- At the moment, the healthcare Internet of Things may seem like a poorly defined amalgamation of medical devices and consumer monitoring technologies that don’t quite fit into existing health IT categories.
But this growing, shifting network of wearables, biometric sensors, smartphone add-ons, and implantable devices will soon become a very important feature in the healthcare landscape, if prognostications about the potential of the IoT hold true.
The Internet of Things brings the possibility of revolutionizing patient engagement while delivering vast new sources of information to big data analytics programs, jumpstarting population health management and reducing the burdens of chronic disease.
Forward-thinking healthcare providers may be able to leverage these technologies for the good of their patients – if they overcome some fundamental health information management and data governance obstacles first.
A new report from Strategy Analytics predicts that providers may be able to save up to a quarter of their business costs with the Internet of Things. But can healthcare organizations really achieve such astronomical results by integrating new technologies into their operational strategies?
"Applications like Office Security/Video Surveillance, Smart Building Controls and Financial and Healthcare Analytics can help businesses cut costs by 25% to 35% depending on individual use cases and help organizations to derive greater business value from their data assets," states Laura DiDio, Strategy Analytics Director of Enterprise Research and Consulting.
The report explains that organizations of all types may be able to use IoT devices to solve basic infrastructure and operational problems, such as controlling thermostats to keep heating and cooling bills down, and enhancing surveillance on staff, patients, and properties with sensors and cameras.
"IoT provides businesses with real-time access to their assets via intelligent sensors and gateways," said Andrew Brown, Strategy Analytics, Executive Director, Enterprise and IoT Research. "Analytics applied to the Big Data derived from these assets will solve real business challenges and will enable corporations to deliver value added services to their customers, something that is supported by our end-user research.”

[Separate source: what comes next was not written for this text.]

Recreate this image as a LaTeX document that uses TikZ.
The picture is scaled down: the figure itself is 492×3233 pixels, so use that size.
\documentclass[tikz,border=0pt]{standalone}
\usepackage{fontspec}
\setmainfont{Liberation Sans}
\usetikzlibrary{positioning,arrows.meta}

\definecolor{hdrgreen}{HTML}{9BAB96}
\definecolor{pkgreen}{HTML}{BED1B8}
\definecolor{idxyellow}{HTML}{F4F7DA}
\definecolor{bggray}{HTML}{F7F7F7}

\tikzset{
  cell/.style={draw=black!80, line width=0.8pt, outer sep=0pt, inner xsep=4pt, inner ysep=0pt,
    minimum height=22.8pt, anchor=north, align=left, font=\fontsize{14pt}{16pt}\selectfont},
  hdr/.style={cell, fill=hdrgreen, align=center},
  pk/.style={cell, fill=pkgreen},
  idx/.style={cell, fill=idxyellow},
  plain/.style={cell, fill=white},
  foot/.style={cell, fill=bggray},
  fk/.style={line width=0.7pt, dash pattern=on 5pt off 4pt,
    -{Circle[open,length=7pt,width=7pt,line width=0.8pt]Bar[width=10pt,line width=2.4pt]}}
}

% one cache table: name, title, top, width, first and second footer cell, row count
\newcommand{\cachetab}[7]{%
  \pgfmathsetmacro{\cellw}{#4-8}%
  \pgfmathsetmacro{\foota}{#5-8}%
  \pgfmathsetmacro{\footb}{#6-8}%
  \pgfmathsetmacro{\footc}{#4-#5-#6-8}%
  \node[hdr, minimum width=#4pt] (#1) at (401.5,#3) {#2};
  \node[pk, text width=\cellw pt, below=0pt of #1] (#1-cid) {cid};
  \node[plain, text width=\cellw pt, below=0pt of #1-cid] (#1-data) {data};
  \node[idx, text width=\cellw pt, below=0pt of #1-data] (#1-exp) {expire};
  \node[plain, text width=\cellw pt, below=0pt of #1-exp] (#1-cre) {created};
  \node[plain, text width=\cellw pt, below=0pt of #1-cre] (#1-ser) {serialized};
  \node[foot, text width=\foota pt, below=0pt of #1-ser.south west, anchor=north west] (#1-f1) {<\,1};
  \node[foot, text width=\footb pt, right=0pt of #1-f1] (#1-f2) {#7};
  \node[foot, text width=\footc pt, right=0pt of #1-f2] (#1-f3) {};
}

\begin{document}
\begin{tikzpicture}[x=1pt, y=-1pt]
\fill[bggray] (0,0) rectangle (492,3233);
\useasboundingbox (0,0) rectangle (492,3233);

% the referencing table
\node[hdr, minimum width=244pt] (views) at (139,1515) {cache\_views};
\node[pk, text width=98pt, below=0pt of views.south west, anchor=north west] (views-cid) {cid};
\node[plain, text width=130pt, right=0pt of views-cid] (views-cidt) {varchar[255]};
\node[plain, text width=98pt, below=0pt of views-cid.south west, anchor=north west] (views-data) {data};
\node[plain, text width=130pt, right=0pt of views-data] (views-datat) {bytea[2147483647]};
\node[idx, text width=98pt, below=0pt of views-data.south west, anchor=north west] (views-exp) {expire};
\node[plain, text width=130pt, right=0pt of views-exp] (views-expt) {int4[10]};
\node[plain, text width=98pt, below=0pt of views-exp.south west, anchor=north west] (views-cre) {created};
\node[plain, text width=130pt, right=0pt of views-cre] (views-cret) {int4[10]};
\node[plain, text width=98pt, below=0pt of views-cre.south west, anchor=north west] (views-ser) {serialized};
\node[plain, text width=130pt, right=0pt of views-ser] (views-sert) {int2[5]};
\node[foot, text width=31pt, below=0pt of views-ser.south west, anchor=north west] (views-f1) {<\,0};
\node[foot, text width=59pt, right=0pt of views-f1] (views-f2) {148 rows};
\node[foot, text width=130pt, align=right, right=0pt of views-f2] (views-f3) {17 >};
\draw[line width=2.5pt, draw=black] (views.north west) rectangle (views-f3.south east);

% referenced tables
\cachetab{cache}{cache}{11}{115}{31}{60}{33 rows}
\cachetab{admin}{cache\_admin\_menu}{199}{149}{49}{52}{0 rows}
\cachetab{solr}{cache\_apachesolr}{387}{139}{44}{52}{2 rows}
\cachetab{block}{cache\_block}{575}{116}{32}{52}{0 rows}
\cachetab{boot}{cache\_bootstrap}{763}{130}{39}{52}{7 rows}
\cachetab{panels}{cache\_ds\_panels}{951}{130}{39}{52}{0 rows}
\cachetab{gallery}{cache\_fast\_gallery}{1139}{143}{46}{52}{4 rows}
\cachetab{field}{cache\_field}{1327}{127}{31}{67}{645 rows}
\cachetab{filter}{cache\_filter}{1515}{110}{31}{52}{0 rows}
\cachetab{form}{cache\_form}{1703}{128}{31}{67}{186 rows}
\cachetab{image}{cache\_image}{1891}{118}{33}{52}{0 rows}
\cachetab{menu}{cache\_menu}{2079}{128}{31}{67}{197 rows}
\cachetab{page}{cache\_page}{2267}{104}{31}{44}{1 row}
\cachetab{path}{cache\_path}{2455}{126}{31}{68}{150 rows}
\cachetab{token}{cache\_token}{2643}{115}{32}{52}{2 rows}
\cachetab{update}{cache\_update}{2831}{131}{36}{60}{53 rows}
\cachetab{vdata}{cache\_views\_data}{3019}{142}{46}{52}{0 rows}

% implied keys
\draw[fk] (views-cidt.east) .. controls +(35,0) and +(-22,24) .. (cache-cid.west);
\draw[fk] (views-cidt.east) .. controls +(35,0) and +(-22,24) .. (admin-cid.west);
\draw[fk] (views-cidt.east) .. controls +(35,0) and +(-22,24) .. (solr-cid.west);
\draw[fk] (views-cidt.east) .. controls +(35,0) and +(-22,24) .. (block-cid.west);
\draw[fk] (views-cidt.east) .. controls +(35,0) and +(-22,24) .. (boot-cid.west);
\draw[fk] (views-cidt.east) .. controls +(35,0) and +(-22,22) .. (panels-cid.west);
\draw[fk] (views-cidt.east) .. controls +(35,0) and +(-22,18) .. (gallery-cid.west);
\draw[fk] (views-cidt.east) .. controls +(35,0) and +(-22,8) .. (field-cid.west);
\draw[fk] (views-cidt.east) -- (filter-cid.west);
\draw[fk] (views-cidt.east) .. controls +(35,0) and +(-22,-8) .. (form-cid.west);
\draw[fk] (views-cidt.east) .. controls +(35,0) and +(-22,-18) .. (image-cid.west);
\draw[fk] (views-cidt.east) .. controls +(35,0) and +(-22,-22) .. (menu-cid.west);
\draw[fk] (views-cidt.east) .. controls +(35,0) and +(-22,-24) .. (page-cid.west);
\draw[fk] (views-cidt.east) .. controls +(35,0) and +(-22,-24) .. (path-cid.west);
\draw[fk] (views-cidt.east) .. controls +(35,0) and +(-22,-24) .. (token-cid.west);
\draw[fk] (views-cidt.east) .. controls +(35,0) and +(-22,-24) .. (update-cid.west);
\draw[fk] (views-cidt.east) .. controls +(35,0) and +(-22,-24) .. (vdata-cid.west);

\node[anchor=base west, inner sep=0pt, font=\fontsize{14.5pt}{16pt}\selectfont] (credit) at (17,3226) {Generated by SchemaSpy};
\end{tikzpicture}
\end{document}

These strategies alone may slash costs by a quarter, Brown and DiDio say, but the opportunities for healthcare organizations could be significantly broader than that.

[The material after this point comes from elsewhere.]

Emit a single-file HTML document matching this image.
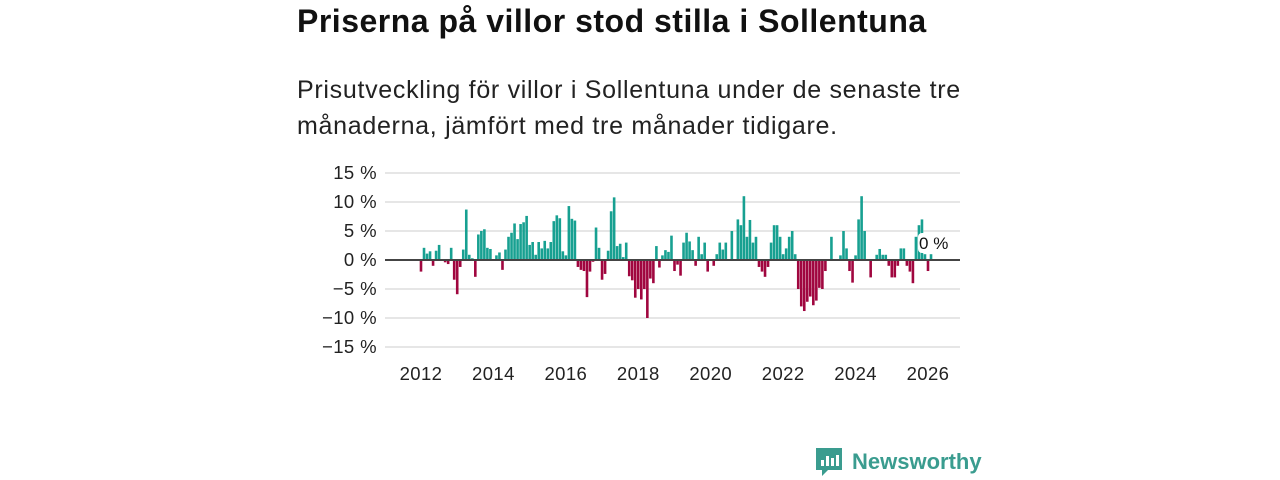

Patient monitoring and engagement are often cited as top applications for the IoT. With wearable devices becoming increasingly popular among fitness-conscious patients and projects like Apple ResearchKit bridging the gap between patient-generated health data and hard science, the biometric sensor market is becoming ripe for explosive growth.
Companies like Google hope to use this type of big data to reduce the burdens of chronic disease management, while the NIH and FDA are exploring the possibility of leveraging emerging IoT technologies in their pursuit of precision medicine.
But the patient-facing IoT may only hold half of the possibilities for healthcare organizations. Cardinal Health sees so much potential in the healthcare Internet of Things for operational management that it is opening a brand new Healthcare Supply Chain Innovation Lab, focused on bolstering organizational connectivity and monitoring across the supply chain.
“In a rapidly growing network of smart devices communicating with each other, IoT has gained significant traction in health care, and while much of healthcare’s IoT focus has centered on patient monitoring applications, we believe the medical devices and implantables are ripe for an IoT approach,” said Jean-Claude Saghbini, vice president and general manager for Cardinal Health Inventory Management Solutions.
“Building on existing automated cloud-based supply chain solutions, our vision is to create a level of efficiency and connectivity that will transform the healthcare supply chain from a source of savings into a strategic asset that can significantly reduce the total cost of care.”
Meanwhile, Qualcomm, one of the largest chipmakers in the world, has acquired Capsule Technologie, a medical device integration service provider serving close to US 2000 hospitals. Qualcomm hopes that the move will help broaden the possibilities for the IoT in healthcare, bringing together EHR data, medical devices, monitoring technologies, and asset management tools into a more seamless ecosystem.
“The acquisition of Capsule expands the breadth of our healthcare platform, enabling us to provide connectivity solutions for the entire care continuum and create one of the world’s largest connected health ecosystems,” said Derek Aberle, President of Qualcomm Incorporated. “This will be an important step in advancing the Internet of Medical Things.”
“As health care continues to move into the home and ambulatory settings and outside of traditional care areas such as the hospital, the convergence of medical device data from wherever the patient is located is critically important,” added Gene Cattarina, CEO of Capsule.
For healthcare providers, the majority of whom are still struggling to develop strategies for basic clinical big data analytics, the financial benefits of IoT technologies may still be far in the future. Organizations are still searching for foundational EHR and population health management technologies that allow for productive workflows and care coordination, but they may soon be turning to IoT tools to supplement their search for meaningful health IT infrastructure.
If healthcare providers can devise meaningful ways to bring added value to the patient-provider relationship or the patient experience with wearables, implantables, or other IoT tools, the benefits may accrue more quickly. However, with the Internet of Things ecosystem still in its infancy, the healthcare industry will need to wait and see if IoT devices can become a significant cost-cutting asset.